Paloma Negra (novel)
- Author: Miha Mazzini
- Original title: Paloma negra
- Translator: Maja Visenjak Limon
- Language: English
- Genre: Novel
- Publisher: Open Books
- Publication date: 2012
- Published in English: 2014
- Media type: Print, paperback & E-book
- Pages: 280 pp
- ISBN: 0692253653
- Preceded by: German Lottery

= Paloma Negra (novel) =

2012 novel by Miha Mazzini

Paloma Negra is a novel by Miha Mazzini. It was first published in Slovenia in 2012.

==Plot==
The novel is set in Yugoslavia in 1950 under the communist regime.
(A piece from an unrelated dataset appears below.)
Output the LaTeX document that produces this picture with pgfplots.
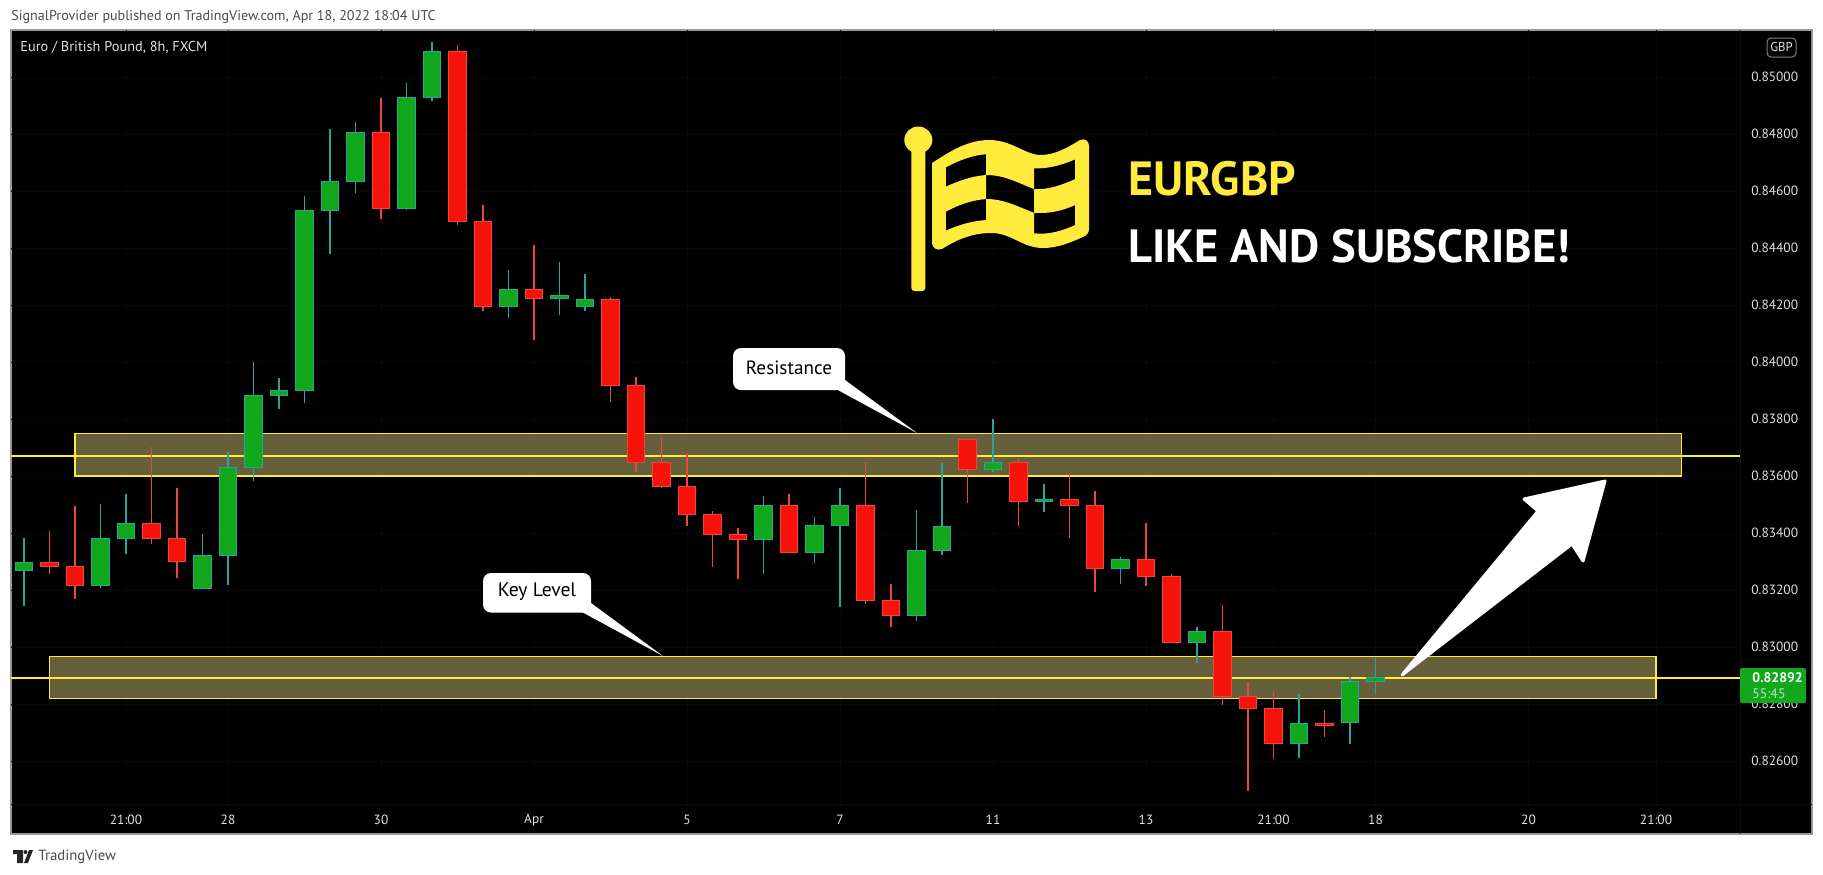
\documentclass[border=0pt]{standalone}
\usepackage{fontspec}
\setmainfont{PT Sans}
\usepackage{pgfplots}
\pgfplotsset{compat=1.18}

\definecolor{upfill}{HTML}{11A81B}
\definecolor{upline}{HTML}{26A69A}
\definecolor{dnfill}{HTML}{F8130A}
\definecolor{dnline}{HTML}{F0453A}
\definecolor{lvl}{HTML}{FFEB3B}
\definecolor{band}{HTML}{665F3B}
\definecolor{ticktxt}{HTML}{DFE1E6}
\definecolor{headtxt}{HTML}{4A4A4A}

\newcommand\fs[1]{\fontsize{#1}{#1}\selectfont}

% candle: colour pair, index, low, body bottom, body top, high
\newcommand\candle[7]{%
  \pgfmathsetmacro\xa{#3-0.345}\pgfmathsetmacro\xb{#3+0.345}%
  \addplot[color=#1,line width=0.55pt] coordinates {(#3,#4)(#3,#7)};
  \addplot[draw=#1,fill=#2,line width=0.55pt] coordinates {(\xa,#5)(\xb,#5)(\xb,#6)(\xa,#6)} -- cycle;
}
\newcommand\up[5]{\candle{upline}{upfill}{#1}{#2}{#3}{#4}{#5}}
\newcommand\dn[5]{\candle{dnline}{dnfill}{#1}{#2}{#3}{#4}{#5}}

\begin{document}
\begin{tikzpicture}
\begin{scope}[x=0.5pt,y=-0.5pt]
  \fill[white] (0,0) rectangle (1823,874);
  \fill[black] (11,30) rectangle (1812,834);
  \draw[color=gray!80,line width=0.6pt] (11,30) rectangle (1812,834);
  \draw[color=black!95!white,line width=0.5pt] (1740,30) -- (1740,834) (11,804) -- (1812,804);
  \node[anchor=west,inner sep=0,text=headtxt] at (11,17) {\fs{7.05pt}SignalProvider published on TradingView.com, Apr 18, 2022 18:04 UTC};
\end{scope}

\begin{axis}[
  at={(5.5pt,-402pt)}, anchor=south west,
  scale only axis, width=864.5pt, height=387pt,
  xmin=-0.5098, xmax=67.294,
  ymin=0.824491, ymax=0.851649,
  axis line style={draw=none},
  major tick length=0pt,
  ytick={0.826,0.828,0.83,0.832,0.834,0.836,0.838,0.84,0.842,0.844,0.846,0.848,0.85},
  xtick={4,8,14,20,26,32,38,44,49,53,59,64},
  xticklabels={21:00,28,30,Apr,5,7,11,13,21:00,18,20,21:00},
  yticklabel pos=right,
  /pgf/number format/assume math mode=true,
  /pgf/number format/fixed,
  /pgf/number format/fixed zerofill,
  /pgf/number format/precision=5,
  scaled y ticks=false,
  grid=major,
  grid style={color=black!97!white,line width=0.4pt},
  tick label style={text=ticktxt,font=\fs{6.7pt},inner sep=0pt},
  yticklabel style={anchor=west,xshift=5.5pt},
  xticklabel style={anchor=center,yshift=-8pt},
]
% zones and levels
\addplot[fill=band,draw=lvl,line width=0.6pt] coordinates {(2,0.83600)(65,0.83600)(65,0.83750)(2,0.83750)} -- cycle;
\addplot[fill=band,draw=lvl,line width=0.6pt] coordinates {(1,0.82820)(64,0.82820)(64,0.82967)(1,0.82967)} -- cycle;
\addplot[color=lvl,line width=0.85pt] coordinates {(-0.5098,0.83671)(67.294,0.83671)};
\addplot[color=lvl,line width=0.85pt] coordinates {(-0.5098,0.82892)(67.294,0.82892)};

\up{0}{0.83144}{0.83268}{0.83297}{0.83381}
\dn{1}{0.83256}{0.83282}{0.83297}{0.83407}
\dn{2}{0.83168}{0.83215}{0.83283}{0.83495}
\up{3}{0.83208}{0.83215}{0.83381}{0.83502}
\up{4}{0.83326}{0.83380}{0.83434}{0.83537}
\dn{5}{0.83362}{0.83380}{0.83434}{0.83702}
\dn{6}{0.83243}{0.83299}{0.83381}{0.83558}
\up{7}{0.83205}{0.83205}{0.83322}{0.83396}
\up{8}{0.83218}{0.83320}{0.83631}{0.83684}
\up{9}{0.83582}{0.83631}{0.83883}{0.84000}
\up{10}{0.83836}{0.83882}{0.83901}{0.83944}
\up{11}{0.83857}{0.83901}{0.84532}{0.84583}
\up{12}{0.84379}{0.84531}{0.84634}{0.84818}
\up{13}{0.84594}{0.84634}{0.84806}{0.84842}
\dn{14}{0.84503}{0.84538}{0.84806}{0.84926}
\up{15}{0.84534}{0.84538}{0.84929}{0.84978}
\up{16}{0.84917}{0.84927}{0.85090}{0.85123}
\dn{17}{0.84481}{0.84492}{0.85090}{0.85112}
\dn{18}{0.84180}{0.84194}{0.84494}{0.84551}
\up{19}{0.84155}{0.84194}{0.84255}{0.84323}
\dn{20}{0.84078}{0.84222}{0.84255}{0.84411}
\up{21}{0.84165}{0.84222}{0.84232}{0.84351}
\up{22}{0.84180}{0.84194}{0.84220}{0.84309}
\dn{23}{0.83861}{0.83918}{0.84220}{0.84227}
\dn{24}{0.83615}{0.83648}{0.83918}{0.83946}
\dn{25}{0.83559}{0.83562}{0.83648}{0.83736}
\dn{26}{0.83425}{0.83464}{0.83564}{0.83680}
\dn{27}{0.83281}{0.83394}{0.83466}{0.83477}
\dn{28}{0.83239}{0.83376}{0.83395}{0.83418}
\up{29}{0.83256}{0.83376}{0.83497}{0.83530}
\dn{30}{0.83331}{0.83331}{0.83497}{0.83537}
\up{31}{0.83295}{0.83331}{0.83427}{0.83456}
\up{32}{0.83141}{0.83426}{0.83497}{0.83558}
\dn{33}{0.83152}{0.83162}{0.83497}{0.83649}
\dn{34}{0.83071}{0.83110}{0.83164}{0.83221}
\up{35}{0.83092}{0.83110}{0.83339}{0.83481}
\up{36}{0.83324}{0.83338}{0.83424}{0.83646}
\dn{37}{0.83506}{0.83624}{0.83729}{0.83729}
\up{38}{0.83615}{0.83624}{0.83648}{0.83800}
\dn{39}{0.83426}{0.83510}{0.83648}{0.83663}
\up{40}{0.83474}{0.83510}{0.83518}{0.83572}
\dn{41}{0.83384}{0.83497}{0.83518}{0.83607}
\dn{42}{0.83194}{0.83275}{0.83497}{0.83547}
\up{43}{0.83221}{0.83275}{0.83308}{0.83316}
\dn{44}{0.83215}{0.83247}{0.83308}{0.83435}
\dn{45}{0.83015}{0.83015}{0.83248}{0.83256}
\up{46}{0.82945}{0.83015}{0.83055}{0.83070}
\dn{47}{0.82796}{0.82826}{0.83055}{0.83147}
\dn{48}{0.82495}{0.82784}{0.82827}{0.82877}
\dn{49}{0.82607}{0.82661}{0.82785}{0.82842}
\up{50}{0.82611}{0.82661}{0.82732}{0.82835}
\dn{51}{0.82684}{0.82724}{0.82732}{0.82779}
\up{52}{0.82660}{0.82734}{0.82880}{0.82895}
\up{53}{0.82832}{0.82880}{0.82892}{0.82965}
\end{axis}

\begin{scope}[x=0.5pt,y=-0.5pt]
  \node[anchor=west,inner sep=0,text=ticktxt] at (20,47) {\fs{7.15pt}Euro / British Pound, 8h, FXCM};
  \draw[color=gray,line width=0.5pt,rounded corners=2pt] (1767,38) rectangle (1796,57);
  \node[inner sep=0,text=ticktxt] at (1781.5,47.5) {\fs{6.4pt}GBP};

  % price tag
  \fill[upfill,rounded corners=1pt] (1740,668) rectangle (1806,703);
  \node[anchor=west,inner sep=0,text=white] at (1752,678) {\fs{6.9pt}\bfseries 0.82892};
  \node[anchor=west,inner sep=0,text=white!70!upfill] at (1752,694) {\fs{6.9pt}55:45};

  % callouts
  \fill[white,rounded corners=4pt] (733,348) rectangle (845,390);
  \fill[white] (836,389) -- (845,380) -- (917,433) -- cycle;
  \node[text=black,inner sep=0] at (789,368) {\fs{9.6pt}Resistance};
  \fill[white,rounded corners=4pt] (483,573) rectangle (591,612.5);
  \fill[white] (582,612) -- (591,603) -- (663,656) -- cycle;
  \node[text=black,inner sep=0] at (537,592) {\fs{9.8pt}Key Level};

  % arrow
  \filldraw[white,line width=1.5pt,line join=round]
    (1402,675) -- (1538,511) -- (1524,499) -- (1605,481) -- (1583,561) -- (1572,544) -- cycle;

  % flag
  \fill[lvl,rounded corners=1.5pt] (911.4,140) rectangle (925.3,291);
  \fill[lvl] (918.3,140) ellipse [x radius=14,y radius=13.5];
  \fill[lvl,even odd rule,line join=round]
    (932,163) .. controls (945,155) and (965,140) .. (989,140)
      .. controls (1012,140) and (1025,155) .. (1041,155)
      .. controls (1056,155) and (1070,146) .. (1080,140)
      .. controls (1085,138) and (1089,141) .. (1089,146)
      -- (1089,229) .. controls (1089,233) and (1087,234) .. (1085,236)
      .. controls (1072,242) and (1058,248) .. (1043,248)
      .. controls (1022,248) and (1012,233) .. (991,233)
      .. controls (972,233) and (956,240) .. (942,249)
      .. controls (937,251) and (932,248) .. (932,243) -- cycle
    (945.8,167.3) .. controls (958,161) and (972,155) .. (986.2,154.3)
      -- (986.2,175) .. controls (972,176) and (958,181) .. (945.8,186.7) -- cycle
    (945.8,211.7) .. controls (958,205) and (972,200) .. (986.2,199)
      -- (986.2,220) .. controls (972,221) and (958,225) .. (945.8,230.7) -- cycle
    (986.2,175) .. controls (1005,175) and (1018,183) .. (1034,189)
      -- (1034,212.7) .. controls (1018,207) and (1005,199) .. (986.2,199) -- cycle
    (1034,168.3) .. controls (1048,169) and (1062,165) .. (1075.2,159.3)
      -- (1075.2,179) .. controls (1062,185) and (1048,190) .. (1034,189) -- cycle
    (1034,212.7) .. controls (1048,214) and (1062,211) .. (1075.2,205)
      -- (1075.2,225) .. controls (1062,231) and (1048,235) .. (1034,233.3) -- cycle;

  % big text
  \node[anchor=base west,inner sep=0,text=lvl] at (1128,195) {\fs{24pt}\bfseries EURGBP};
  \node[anchor=base west,inner sep=0,text=white] at (1128,262) {\fs{23.3pt}\bfseries LIKE AND SUBSCRIBE!};

  % footer
  \fill[black!85] (13,850) rectangle (23,854) (17,854) rectangle (23,863);
  \fill[black!85] (25.5,852) circle [radius=2];
  \fill[black!85] (29,850) -- (33,850) -- (28,863) -- (24,863) -- cycle;
  \node[anchor=west,inner sep=0,text=headtxt] at (38,857) {\fs{7.4pt}TradingView};
\end{scope}
\end{tikzpicture}
\end{document}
David is an officer who doesn't want to sign killing order for the political prisoners and he is exiled in a small village high in the mountains where rules of its own apply, set up by Michael, head of local band of smugglers. The travelling cinema comes to the village and after one singing Mexican melodrama, younger villagers start to dress like Mexicans and form a musical band. David is amused but the everything soon goes out of hand and David's superiors are coming to see how he is maintaining order in the village.

==Translations==
- Slovenian edition was published in 2012 by Beletrina.
- English edition was published in 2014 by Open books.
- Bosnian edition published in 2024 by Connectum.